A Photograph of me without me in it

A Photograph of me without me in it
A photograph of me without me in it

Sunday, March 18, 2012

The words, they are a'changin'

Our words change with our times. My church friend and her daughter told a story today of their recent experience in a drug store:

Customer (to a young woman who is a checker at the drug store): I'd like to buy a telephone. Can you tell me where to get one?
Checker: I don't know what that is. Ask the guy on  the floor. I'm sure he can help you.

Customer (to the guy on the floor, another young one): Excuse me, can you tell me where to find a telephone?
Worker: A what?
Customer : A telephone.
Worker: I don't know what that is.
Customer (holding her thumb to her ear and her pinkie to her mouth): You talk into a receiver like this, and someone talks back to you.
Worker: Oh, go down two aisles on your left.

This conversation reminds me of a conversation I heard in an elevator a few years ago. Two teenagers were talking, and I eavesdropped from the middle of their conversation:

Teenager #1: What's a record player?
Teenager #2: It's something about this big (she illustates the size of a breadbox with her hands.) Back in the day, people listened on records to music.
Teenager #2: (nods): What's a record?
Teenager #1: It's this plastic round disk that musicians recorded their music on. Sort of like CDs, only bigger.
Teenager #2 nods, and I get off of the elevator.

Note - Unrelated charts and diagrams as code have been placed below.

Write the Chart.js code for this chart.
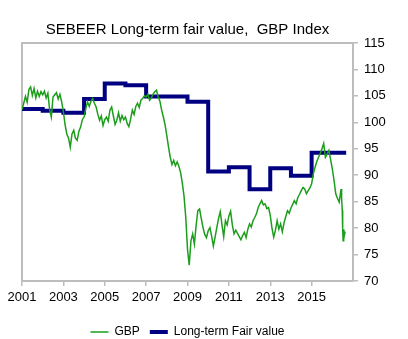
<!DOCTYPE html>
<html>
<head>
<meta charset="utf-8">
<script src="https://cdn.jsdelivr.net/npm/chart.js@4"></script>
<style>
  html, body { margin: 0; padding: 0; background: #fff; }
</style>
</head>
<body>
<canvas id="gbpChart" width="408" height="339"></canvas>
<script>
// GBP index, one value per month from Jan 2001
const gbpStartYear = 2001;
const gbpMonthly = [
  102.4, 103.6, 104.9, 103.8, 106.2, 106.7, 105.1, 106.4, 104.6, 105.9, 104.9, 105.8, // 2001
  105.2, 105.9, 104.6, 105.5, 102.5, 101.0, 104.8, 105.2, 105.6, 104.4, 105.3, 103.9, // 2002
  102.0, 99.5, 97.8, 97.0, 95.3, 97.8, 98.5, 97.0, 96.6, 98.3, 99.1, 100.5,           // 2003
  101.0, 102.6, 103.9, 103.0, 104.0, 104.5, 103.6, 102.9, 101.5, 100.4, 101.2, 99.4,  // 2004
  100.5, 101.0, 100.2, 102.3, 102.9, 101.2, 99.6, 100.4, 101.8, 100.2, 101.3, 100.5,  // 2005
  101.0, 99.8, 99.2, 100.6, 102.3, 101.5, 103.0, 103.6, 102.8, 104.2, 104.5, 105.0,   // 2006
  104.8, 105.3, 104.2, 104.6, 105.3, 105.8, 106.1, 104.8, 104.0, 102.3, 101.0, 99.5,  // 2007
  97.5, 95.3, 93.4, 92.0, 92.8, 91.8, 92.5, 91.7, 90.5, 88.5, 86.0, 82.0,             // 2008
  76.0, 73.0, 77.6, 78.9, 77.0, 80.5, 83.3, 83.6, 81.8, 80.1, 78.8, 78.2,             // 2009
  79.5, 80.1, 78.5, 76.6, 78.3, 80.1, 81.8, 83.1, 80.6, 78.4, 81.4, 80.6,             // 2010
  82.3, 83.2, 80.6, 78.9, 79.6, 79.0, 78.4, 77.8, 78.6, 79.2, 78.2, 79.8,             // 2011
  80.8, 80.2, 81.4, 82.0, 82.7, 83.9, 84.6, 85.2, 84.4, 84.6, 83.7, 83.9,             // 2012
  82.4, 80.0, 78.3, 79.6, 81.4, 79.8, 80.8, 79.3, 81.0, 82.2, 83.3, 82.8,             // 2013
  83.8, 84.5, 85.2, 84.6, 85.8, 86.4, 87.1, 87.7, 87.4, 86.5, 87.1, 87.6,             // 2014
  88.4, 90.3, 91.5, 92.6, 93.4, 94.1, 95.0, 96.0, 93.4, 94.0, 94.7, 93.0,             // 2015
  91.2, 89.0, 86.5, 85.6, 84.9                                                        // 2016
];
// the drop in June 2016, sampled more finely
const gbpTailDates = [2016.38, 2016.42, 2016.45, 2016.48, 2016.50, 2016.52, 2016.55, 2016.58, 2016.62];
const gbpTailValues = [86.2, 87.4, 85.6, 83.4, 80.0, 77.6, 79.8, 78.6, 79.4];

// long-term fair value, held from each date to the next
const fairDates = [2001, 2002, 2003, 2004, 2005, 2006, 2007, 2008, 2009, 2010, 2011, 2012, 2013, 2014, 2015, 2016, 2016.67];
const fairValues = [102.5, 102.2, 101.8, 104.4, 107.35, 107.0, 104.9, 104.9, 103.9, 90.7, 91.5, 87.35, 91.3, 89.9, 94.25, 94.25, 94.25];

const xTickYears = [2001, 2003, 2005, 2007, 2009, 2011, 2013, 2015];
const xTickLabels = ['2001', '2003', '2005', '2007', '2009', '2011', '2013', '2015'];

const gbpPoints = gbpMonthly.map((v, i) => ({ x: gbpStartYear + i / 12, y: v }))
  .concat(gbpTailDates.map((d, i) => ({ x: d, y: gbpTailValues[i] })));
const fairPoints = fairDates.map((d, i) => ({ x: d, y: fairValues[i] }));

const axisGrey = '#bdbdbd';
const plain = "'Liberation Sans', Arial, sans-serif";

// grey frame on the left and top of the plot area
const plotFrame = {
  id: 'plotFrame',
  beforeDatasetsDraw(chart) {
    const { ctx, chartArea: a } = chart;
    ctx.save();
    ctx.strokeStyle = axisGrey;
    ctx.lineWidth = 2;
    ctx.beginPath();
    ctx.moveTo(a.left, a.bottom);
    ctx.lineTo(a.left, a.top);
    ctx.lineTo(a.right, a.top);
    ctx.stroke();
    ctx.restore();
  }
};

new Chart(document.getElementById('gbpChart'), {
  type: 'line',
  data: {
    datasets: [
      {
        label: 'GBP',
        data: gbpPoints,
        borderColor: '#1c9e1c',
        borderWidth: 1.5,
        pointRadius: 0,
        pointStyle: 'line',
        tension: 0
      },
      {
        label: 'Long-term Fair value',
        data: fairPoints,
        borderColor: '#000080',
        borderWidth: 4,
        stepped: true,
        borderJoinStyle: 'miter',
        pointRadius: 0,
        pointStyle: 'line'
      }
    ]
  },
  options: {
    responsive: false,
    animation: false,
    devicePixelRatio: 1,
    layout: { padding: { left: 22, right: 0, top: 0, bottom: -9 } },
    plugins: {
      title: {
        display: true,
        text: 'SEBEER Long-term fair value,  GBP Index',
        fullSize: false,
        color: '#000',
        font: { family: plain, size: 15, weight: 'normal' },
        padding: { top: 21, bottom: 4 }
      },
      legend: {
        position: 'bottom',
        fullSize: false,
        labels: {
          usePointStyle: true,
          pointStyle: 'line',
          pointStyleWidth: 18,
          color: '#000',
          font: { family: plain, size: 12 },
          padding: 10
        }
      },
      tooltip: { enabled: false }
    },
    scales: {
      x: {
        type: 'linear',
        min: 2001,
        max: 2017,
        afterBuildTicks: (s) => { s.ticks = xTickYears.map((v) => ({ value: v })); },
        afterFit: (s) => { s.height = 35; },
        ticks: {
          callback: (v, i) => xTickLabels[i],
          color: '#000',
          font: { family: plain, size: 13 },
          padding: 4,
          maxRotation: 0,
          autoSkip: false
        },
        grid: { drawOnChartArea: false, tickLength: 5, color: axisGrey, lineWidth: 1.5 },
        border: { color: axisGrey, width: 2 }
      },
      y: {
        position: 'right',
        min: 70,
        max: 115,
        afterFit: (s) => { s.width = 55; },
        ticks: {
          stepSize: 5,
          color: '#000',
          font: { family: plain, size: 13 },
          padding: 6
        },
        grid: { drawOnChartArea: false, tickLength: 5, color: axisGrey, lineWidth: 1.5 },
        border: { color: axisGrey, width: 2 }
      }
    }
  },
  plugins: [plotFrame]
});
</script>
</body>
</html>
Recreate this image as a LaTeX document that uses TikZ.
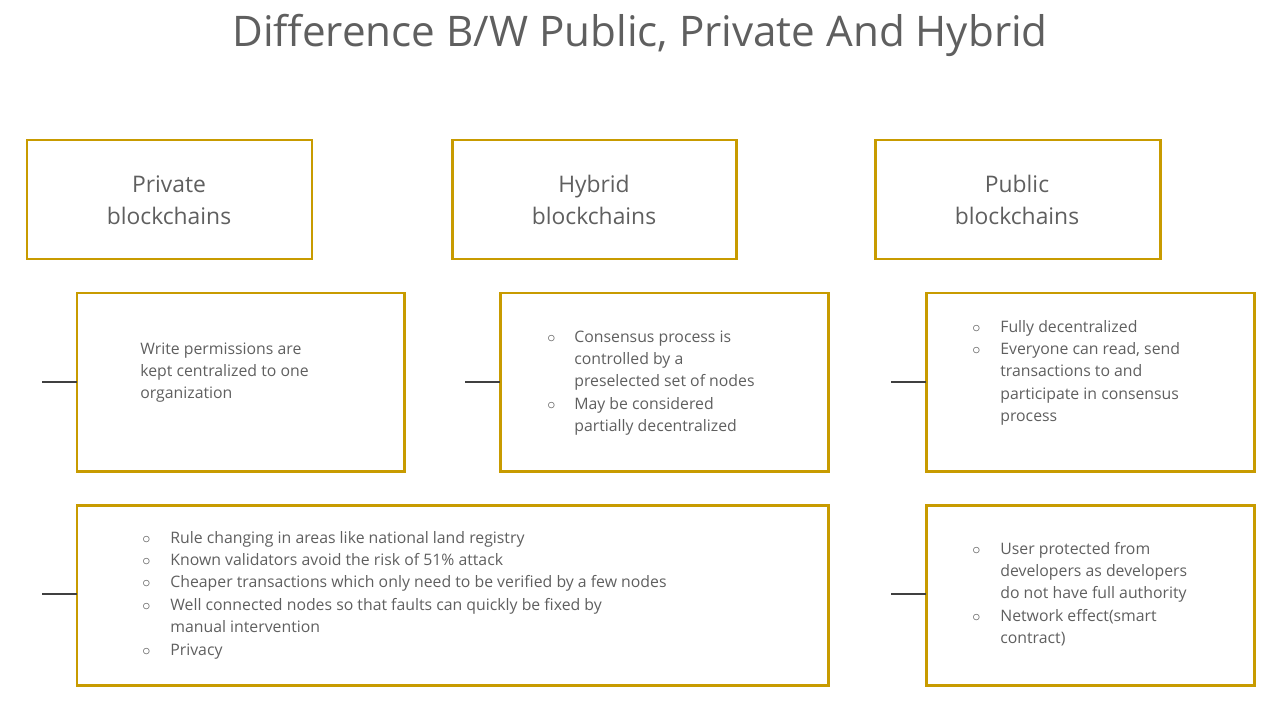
\documentclass[tikz,border=0pt]{standalone}
\usepackage{fontspec}
\setmainfont{Open Sans}
\definecolor{gold}{RGB}{200,155,0}
\definecolor{txt}{RGB}{95,95,95}
\begin{document}
\begin{tikzpicture}[x=0.02cm,y=-0.02cm,
  box/.style={draw=gold,line width=1.7pt},
  conn/.style={draw=black!75,line width=0.6pt},
  head/.style={text=txt,align=center,font=\fontsize{13}{18}\selectfont},
  body/.style={text=txt,anchor=base west,inner sep=0pt,font=\fontsize{9}{12.8}\selectfont}]
\useasboundingbox (0,0) rectangle (1280,720);
\node[text=txt,font=\fontsize{24}{28}\selectfont] (title) at (640,35) {Difference B/W Public, Private And Hybrid};
% header boxes
\draw[box] (27,140) rectangle (312,259);
\draw[box] (452,140) rectangle (736,259);
\draw[box] (875,140) rectangle (1160,259);
\node[head] (h1) at (169,200) {Private\\blockchains};
\node[head] (h2) at (594,200) {Hybrid\\blockchains};
\node[head] (h3) at (1017,200) {Public\\blockchains};
% boxes
\draw[box] (77,293) rectangle (404,471);
\draw[box] (500,293) rectangle (828,471);
\draw[box] (926,293) rectangle (1254,471);
\draw[box] (77,505) rectangle (828,685);
\draw[box] (926,505) rectangle (1254,685);
\coordinate (a1) at (42,382); \coordinate (b1) at (77,382);
\coordinate (a2) at (465,382); \coordinate (b2) at (500,382);
\coordinate (a3) at (891,382); \coordinate (b3) at (926,382);
\coordinate (a4) at (42,594); \coordinate (b4) at (77,594);
\coordinate (a5) at (891,594); \coordinate (b5) at (926,594);
\draw[conn] (a1)--(b1); \draw[conn] (a2)--(b2); \draw[conn] (a3)--(b3);
\draw[conn] (a4)--(b4); \draw[conn] (a5)--(b5);
% texts
\node[body] (t1) at (140,354) {\begin{tabular}[t]{@{}l@{}}Write permissions are\\kept centralized to one\\organization\end{tabular}};
\node[body] (t2) at (547,342) {\begin{tabular}[t]{@{}p{0.54cm}@{}l@{}}$\circ$&Consensus process is\\&controlled by a\\&preselected set of nodes\\$\circ$&May be considered\\&partially decentralized\end{tabular}};
\node[body] (t3) at (972,332) {\begin{tabular}[t]{@{}p{0.56cm}@{}l@{}}$\circ$&Fully decentralized\\$\circ$&Everyone can read, send\\&transactions to and\\&participate in consensus\\&process\end{tabular}};
\node[body] (t4) at (142,543) {\begin{tabular}[t]{@{}p{0.56cm}@{}l@{}}$\circ$&Rule changing in areas like national land registry\\$\circ$&Known validators avoid the risk of 51\% attack\\$\circ$&Cheaper transactions which only need to be verified by a few nodes\\$\circ$&Well connected nodes so that faults can quickly be fixed by\\&manual intervention\\$\circ$&Privacy\end{tabular}};
\node[body] (t5) at (972,554) {\begin{tabular}[t]{@{}p{0.56cm}@{}l@{}}$\circ$&User protected from\\&developers as developers\\&do not have full authority\\$\circ$&Network effect(smart\\&contract)\end{tabular}};
\end{tikzpicture}
\end{document}
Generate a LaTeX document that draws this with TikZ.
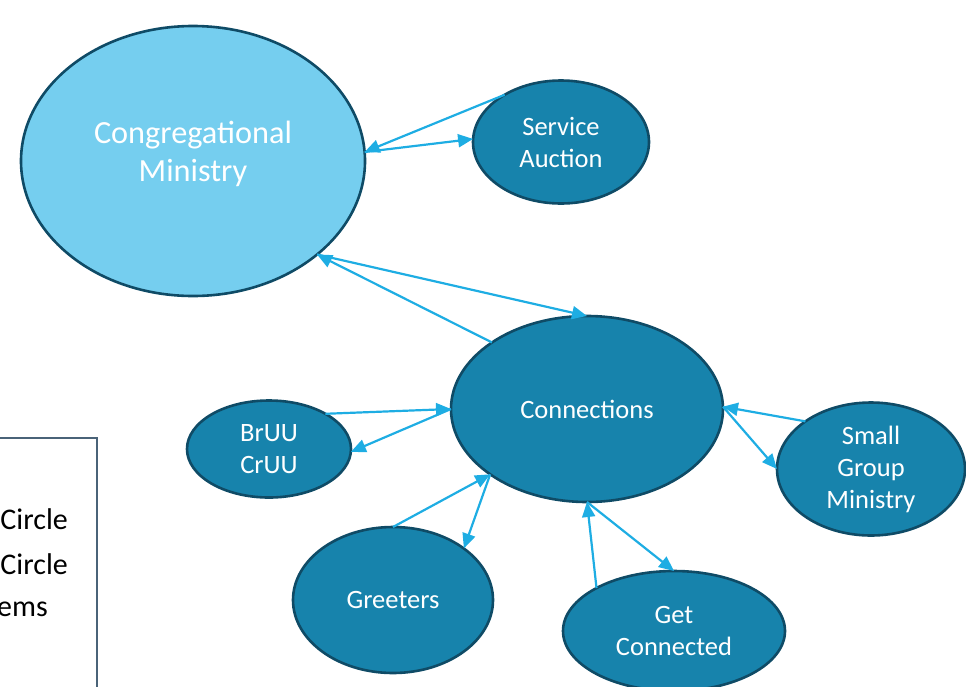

Then there was the first time that I felt significantly older than my high school students. Before class, they were quizzing each other for their American History test.
Student #1: Watergate.

Student 32: Some guys broke into a hotel room and stole some secrets.
I interrupt: "No! No! Watergate!" I open my eyes in surprise, and I gesture dramatically. "Watergate! It wasn't dull! It wasn't a history lesson! It was real life drama every night in front of the color t.v.!"
The students look patiently at me though I've interrupted their quiz. Sure that my outburst is over, Student #1 says, "Vietnam."

The words, like the times, they are a-changin'.